At its core, Hardball focused on the struggling MLB team the Pioneers, including a mix of players, coaching staff, general management, and team ownership. In practice, Hardball struggled to find its voice. It started off primarily focusing on on-field dynamics, with the introduction of a new manager in Dann Florek’s (of Law & Order fame) ‘Happy’. Hardball proceeded to let viewers in more on the characters’ personal lives, still often tying their individual storylines into that of the team’s. 

By the fourth episode, Hardball’s focus shifted again to address the elephant in the room: the ongoing real-life MLB strike. Hardball resolves the strike by the end of the episode, but in reality, the MLB strike that began that August would last until April 1995. This proved to be a challenge Hardball could not overcome. 

Ratings & Cancellation

There are a myriad of reasons that led to Hardball’s early cancelation. The MLB strike was arguably one of them, as it’s impossible to semi-realistic satirical sitcom about an MLB team while the actual MLB is on strike with no end in sight. And while Hardball had been ordered to series and placed on the fall schedule before the strike began, negotiations began in early 1994 and tensions that led to the strike had been rising for years. From that perspective, the 1994-95 TV season was simply not the time to launch a baseball sitcom, even if it’s given the best time slot imaginable. 

It didn’t help Hardball that said best time slot imaginable wasn’t as great in 1994-95 as it was the previous season.
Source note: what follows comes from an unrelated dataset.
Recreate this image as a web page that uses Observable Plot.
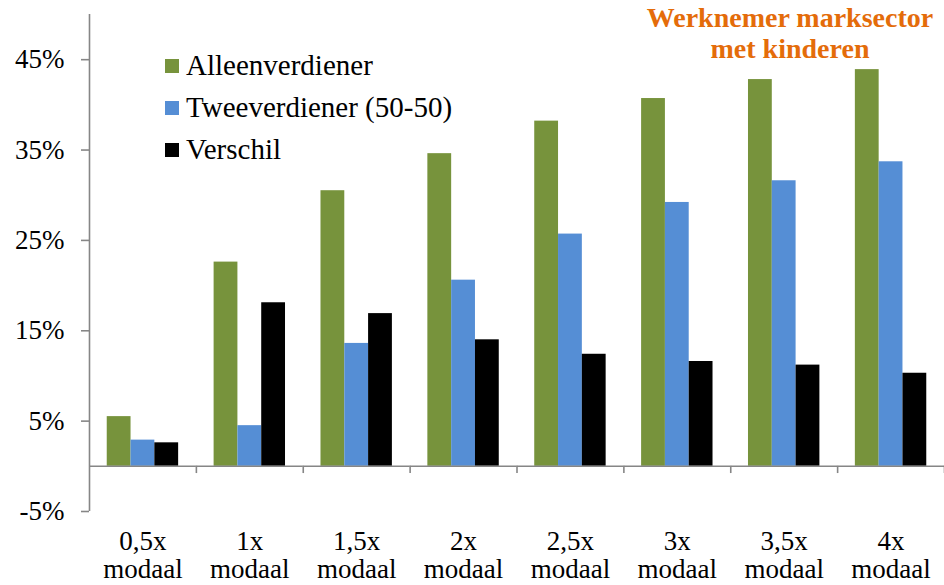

Both The Simpsons and Married…with Children slipped in the ratings, and while the latter sitcom held onto its third place ranking on FOX, the former slid from first to fourth. Still, that’s no excuse for Hardball to tie for 15th on the fourth network with a 7.4 Household rating. Its midseason replacement improved on its ratings, and even that got canceled. Ultimately, its seasonal average was slightly above FOX’s average, inexcusable for a series in such a prime time slot. 

Ultimately, Hardball had a niche premise and lacked focus. It didn’t punch the same amount of laughs as its lead-in or lead-out, and really wasn’t all that compatible with them either. If Hardball was in a lower-priority time slot and the MLB wasn’t on strike, maybe it could’ve found an audience. But there was one other sign that Hardball may have been doomed from the start.

Aftermath

Unlike the vast majority of shows that get pulled from the schedule and aren’t available on any streaming service, Hardball actually has something of a legacy. Hardball gave Joe Rogan his first major acting credit. Rogan talked about the sitcom on The Joe Rogan Experience in 2017, and claimed FOX had little faith in the show’s creators to act as showrunners. The network brought in a separate showrunner, likely explaining the uneven tone after the pilot — the series premiere is arguably the show’s funniest episode. When a show doesn’t know exactly what it wants to be, it’s hard to find the size audience Hardball needed to survive. 

While Hardball did not survive to the streaming era, all seven episodes that aired can be viewed on YouTube. The final two episodes produced, which never aired on FOX, are considered lost media.